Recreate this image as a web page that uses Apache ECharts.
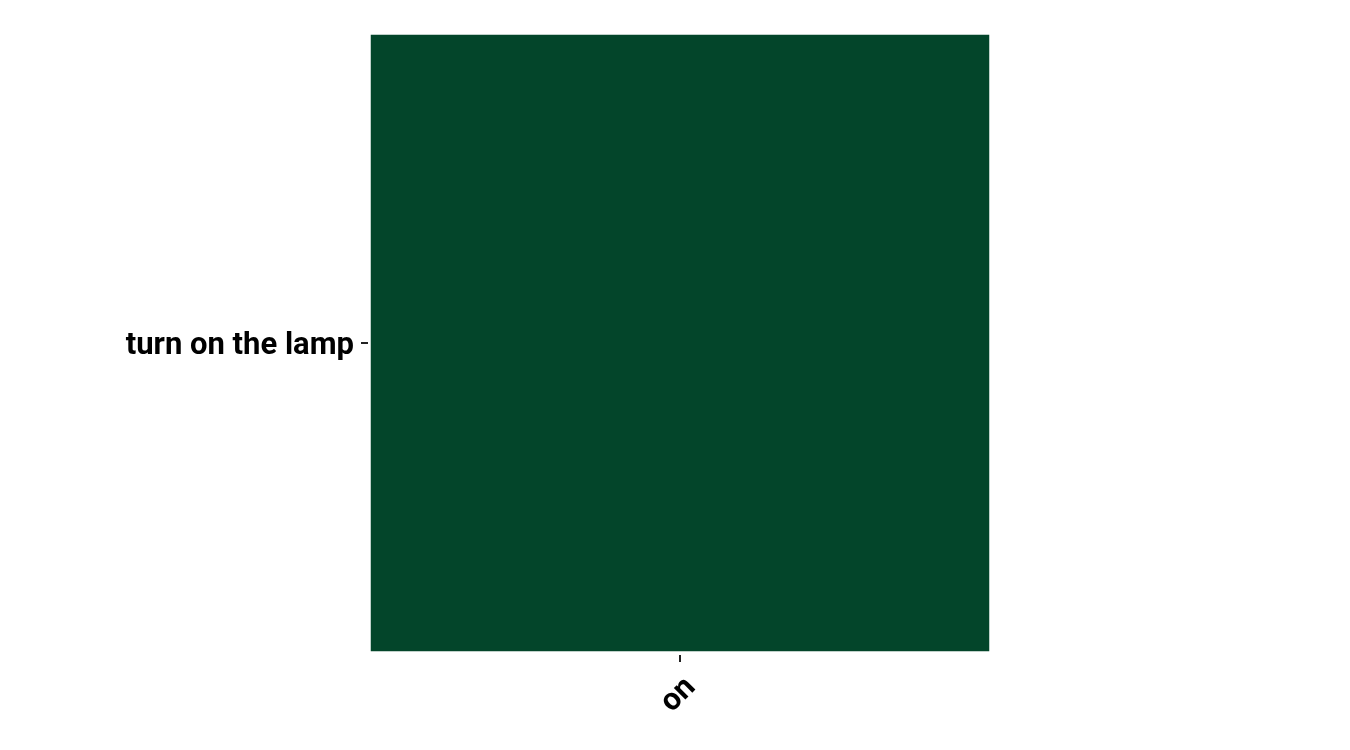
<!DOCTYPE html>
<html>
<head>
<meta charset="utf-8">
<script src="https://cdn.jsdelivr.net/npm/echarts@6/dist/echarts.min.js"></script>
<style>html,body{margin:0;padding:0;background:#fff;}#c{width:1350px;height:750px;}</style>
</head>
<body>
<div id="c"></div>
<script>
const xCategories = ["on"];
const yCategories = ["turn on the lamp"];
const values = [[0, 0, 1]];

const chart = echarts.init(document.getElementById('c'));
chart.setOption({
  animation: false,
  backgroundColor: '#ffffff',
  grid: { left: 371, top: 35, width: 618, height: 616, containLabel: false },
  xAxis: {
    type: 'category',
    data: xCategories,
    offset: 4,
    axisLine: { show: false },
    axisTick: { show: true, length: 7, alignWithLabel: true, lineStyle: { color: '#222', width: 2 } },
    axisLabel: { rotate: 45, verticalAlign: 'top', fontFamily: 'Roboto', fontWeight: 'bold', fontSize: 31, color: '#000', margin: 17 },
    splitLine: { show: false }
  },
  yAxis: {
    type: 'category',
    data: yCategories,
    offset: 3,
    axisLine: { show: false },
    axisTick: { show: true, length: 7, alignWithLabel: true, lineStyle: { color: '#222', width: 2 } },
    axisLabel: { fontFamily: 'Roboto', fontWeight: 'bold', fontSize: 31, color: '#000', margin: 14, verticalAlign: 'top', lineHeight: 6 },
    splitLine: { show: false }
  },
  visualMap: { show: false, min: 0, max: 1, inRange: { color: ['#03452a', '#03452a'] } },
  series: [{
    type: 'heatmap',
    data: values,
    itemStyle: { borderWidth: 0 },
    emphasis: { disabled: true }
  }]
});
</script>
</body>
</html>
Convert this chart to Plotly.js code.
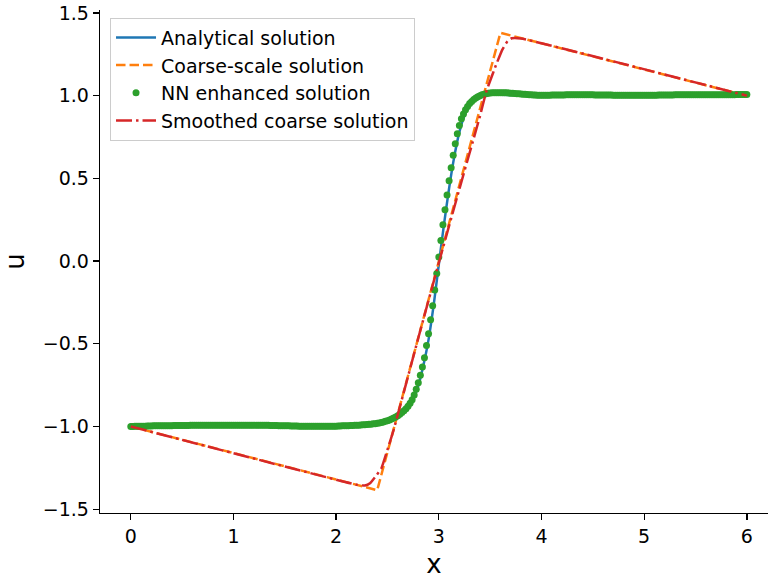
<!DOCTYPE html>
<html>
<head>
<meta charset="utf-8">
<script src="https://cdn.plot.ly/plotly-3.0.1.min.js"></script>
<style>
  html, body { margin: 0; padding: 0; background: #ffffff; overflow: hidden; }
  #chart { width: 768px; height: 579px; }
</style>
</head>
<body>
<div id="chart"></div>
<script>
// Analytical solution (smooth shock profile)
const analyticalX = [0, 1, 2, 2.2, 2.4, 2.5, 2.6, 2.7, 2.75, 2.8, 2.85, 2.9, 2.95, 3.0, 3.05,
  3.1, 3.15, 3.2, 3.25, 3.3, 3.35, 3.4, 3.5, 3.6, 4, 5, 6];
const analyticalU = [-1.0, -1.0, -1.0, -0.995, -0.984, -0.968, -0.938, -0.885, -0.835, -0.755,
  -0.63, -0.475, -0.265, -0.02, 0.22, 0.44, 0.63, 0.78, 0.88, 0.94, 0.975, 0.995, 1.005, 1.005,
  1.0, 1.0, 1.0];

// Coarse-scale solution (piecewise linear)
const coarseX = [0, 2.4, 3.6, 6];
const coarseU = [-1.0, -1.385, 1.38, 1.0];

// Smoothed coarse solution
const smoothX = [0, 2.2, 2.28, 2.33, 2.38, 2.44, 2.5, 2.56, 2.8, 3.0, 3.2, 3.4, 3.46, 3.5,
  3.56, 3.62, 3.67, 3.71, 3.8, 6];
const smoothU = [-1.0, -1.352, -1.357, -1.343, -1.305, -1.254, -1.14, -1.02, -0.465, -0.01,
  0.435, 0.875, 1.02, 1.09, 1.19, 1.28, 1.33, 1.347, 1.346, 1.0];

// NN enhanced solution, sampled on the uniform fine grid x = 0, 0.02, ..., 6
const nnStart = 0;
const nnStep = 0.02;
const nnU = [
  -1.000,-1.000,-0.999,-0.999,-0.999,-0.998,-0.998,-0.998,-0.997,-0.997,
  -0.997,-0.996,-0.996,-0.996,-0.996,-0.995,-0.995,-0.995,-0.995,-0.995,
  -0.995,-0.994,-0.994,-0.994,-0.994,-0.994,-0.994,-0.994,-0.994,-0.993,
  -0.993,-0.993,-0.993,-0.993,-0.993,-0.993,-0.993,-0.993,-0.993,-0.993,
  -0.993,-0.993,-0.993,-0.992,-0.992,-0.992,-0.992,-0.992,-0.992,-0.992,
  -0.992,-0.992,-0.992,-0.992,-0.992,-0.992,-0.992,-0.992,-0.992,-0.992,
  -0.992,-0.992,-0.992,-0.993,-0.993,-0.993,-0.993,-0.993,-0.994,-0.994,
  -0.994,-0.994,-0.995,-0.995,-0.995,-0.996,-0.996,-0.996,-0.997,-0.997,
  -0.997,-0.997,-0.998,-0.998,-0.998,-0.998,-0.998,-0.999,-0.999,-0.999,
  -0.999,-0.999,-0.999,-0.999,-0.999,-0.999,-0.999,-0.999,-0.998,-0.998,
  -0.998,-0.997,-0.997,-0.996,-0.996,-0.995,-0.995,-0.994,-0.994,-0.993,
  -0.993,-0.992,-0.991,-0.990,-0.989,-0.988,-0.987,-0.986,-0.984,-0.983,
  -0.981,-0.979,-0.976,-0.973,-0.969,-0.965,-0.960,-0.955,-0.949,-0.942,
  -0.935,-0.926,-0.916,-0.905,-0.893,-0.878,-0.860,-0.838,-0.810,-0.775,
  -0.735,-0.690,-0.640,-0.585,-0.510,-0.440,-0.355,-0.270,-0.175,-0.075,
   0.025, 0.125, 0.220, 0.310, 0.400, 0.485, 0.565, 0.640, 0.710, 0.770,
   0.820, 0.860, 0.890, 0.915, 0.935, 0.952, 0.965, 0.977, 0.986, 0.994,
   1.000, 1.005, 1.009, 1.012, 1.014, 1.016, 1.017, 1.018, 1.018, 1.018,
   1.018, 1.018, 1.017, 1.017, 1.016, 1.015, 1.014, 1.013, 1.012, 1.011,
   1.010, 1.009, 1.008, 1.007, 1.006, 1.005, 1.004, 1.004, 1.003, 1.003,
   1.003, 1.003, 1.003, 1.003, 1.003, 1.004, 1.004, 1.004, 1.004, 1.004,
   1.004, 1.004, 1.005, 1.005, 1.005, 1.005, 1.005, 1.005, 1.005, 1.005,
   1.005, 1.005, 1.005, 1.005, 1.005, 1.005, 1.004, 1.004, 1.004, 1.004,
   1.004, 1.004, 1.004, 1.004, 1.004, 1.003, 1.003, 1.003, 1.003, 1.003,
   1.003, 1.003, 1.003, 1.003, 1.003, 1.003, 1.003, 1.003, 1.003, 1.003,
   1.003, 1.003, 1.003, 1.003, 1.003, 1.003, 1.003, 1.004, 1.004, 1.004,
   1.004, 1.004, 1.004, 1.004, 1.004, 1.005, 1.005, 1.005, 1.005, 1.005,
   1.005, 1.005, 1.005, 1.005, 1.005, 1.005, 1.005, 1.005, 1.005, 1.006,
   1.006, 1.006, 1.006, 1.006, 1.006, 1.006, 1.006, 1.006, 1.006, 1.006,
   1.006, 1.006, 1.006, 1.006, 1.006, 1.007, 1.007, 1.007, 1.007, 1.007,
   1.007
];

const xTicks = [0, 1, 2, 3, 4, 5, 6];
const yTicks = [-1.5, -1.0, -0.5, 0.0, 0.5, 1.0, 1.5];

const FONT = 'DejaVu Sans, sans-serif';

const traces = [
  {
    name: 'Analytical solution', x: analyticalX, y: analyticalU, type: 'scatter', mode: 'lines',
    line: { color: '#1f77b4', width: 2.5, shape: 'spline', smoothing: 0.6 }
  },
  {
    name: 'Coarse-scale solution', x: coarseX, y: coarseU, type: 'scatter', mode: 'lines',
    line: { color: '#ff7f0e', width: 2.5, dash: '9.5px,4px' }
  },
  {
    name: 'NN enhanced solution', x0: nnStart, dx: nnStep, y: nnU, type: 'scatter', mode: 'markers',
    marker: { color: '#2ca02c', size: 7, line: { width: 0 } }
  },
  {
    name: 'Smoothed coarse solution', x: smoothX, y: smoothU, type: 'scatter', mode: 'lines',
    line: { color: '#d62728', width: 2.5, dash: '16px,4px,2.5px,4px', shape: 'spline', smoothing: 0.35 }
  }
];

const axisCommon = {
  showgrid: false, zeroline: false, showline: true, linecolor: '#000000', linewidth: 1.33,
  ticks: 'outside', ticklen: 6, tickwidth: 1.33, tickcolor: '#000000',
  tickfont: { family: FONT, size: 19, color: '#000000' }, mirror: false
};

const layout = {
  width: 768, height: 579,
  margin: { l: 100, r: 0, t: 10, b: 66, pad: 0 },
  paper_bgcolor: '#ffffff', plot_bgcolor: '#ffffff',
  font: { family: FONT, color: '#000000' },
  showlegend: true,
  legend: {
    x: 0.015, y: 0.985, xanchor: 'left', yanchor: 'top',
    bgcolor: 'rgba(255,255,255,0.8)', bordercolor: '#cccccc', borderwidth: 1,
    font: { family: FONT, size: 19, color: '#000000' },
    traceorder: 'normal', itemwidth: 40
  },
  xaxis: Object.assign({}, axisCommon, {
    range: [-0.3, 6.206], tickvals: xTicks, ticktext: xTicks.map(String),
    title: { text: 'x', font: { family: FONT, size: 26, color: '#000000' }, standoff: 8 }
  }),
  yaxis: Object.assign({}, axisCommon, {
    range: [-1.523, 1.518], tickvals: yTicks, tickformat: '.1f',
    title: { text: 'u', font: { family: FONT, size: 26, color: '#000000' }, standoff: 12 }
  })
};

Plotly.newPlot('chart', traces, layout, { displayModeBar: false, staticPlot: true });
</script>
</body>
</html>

• • • • •

Your task
Omit the pictures. Extract exactly the lines that begin with the one holding "Convert this chart to Plotly.js code." and end with the one holding "const coarseU = [-1.0, -1.385, 1.38, 1.0];", inclusive.

Solution to this exercise
Convert this chart to Plotly.js code.
<!DOCTYPE html>
<html>
<head>
<meta charset="utf-8">
<script src="https://cdn.plot.ly/plotly-3.0.1.min.js"></script>
<style>
  html, body { margin: 0; padding: 0; background: #ffffff; overflow: hidden; }
  #chart { width: 768px; height: 579px; }
</style>
</head>
<body>
<div id="chart"></div>
<script>
// Analytical solution (smooth shock profile)
const analyticalX = [0, 1, 2, 2.2, 2.4, 2.5, 2.6, 2.7, 2.75, 2.8, 2.85, 2.9, 2.95, 3.0, 3.05,
  3.1, 3.15, 3.2, 3.25, 3.3, 3.35, 3.4, 3.5, 3.6, 4, 5, 6];
const analyticalU = [-1.0, -1.0, -1.0, -0.995, -0.984, -0.968, -0.938, -0.885, -0.835, -0.755,
  -0.63, -0.475, -0.265, -0.02, 0.22, 0.44, 0.63, 0.78, 0.88, 0.94, 0.975, 0.995, 1.005, 1.005,
  1.0, 1.0, 1.0];

// Coarse-scale solution (piecewise linear)
const coarseX = [0, 2.4, 3.6, 6];
const coarseU = [-1.0, -1.385, 1.38, 1.0];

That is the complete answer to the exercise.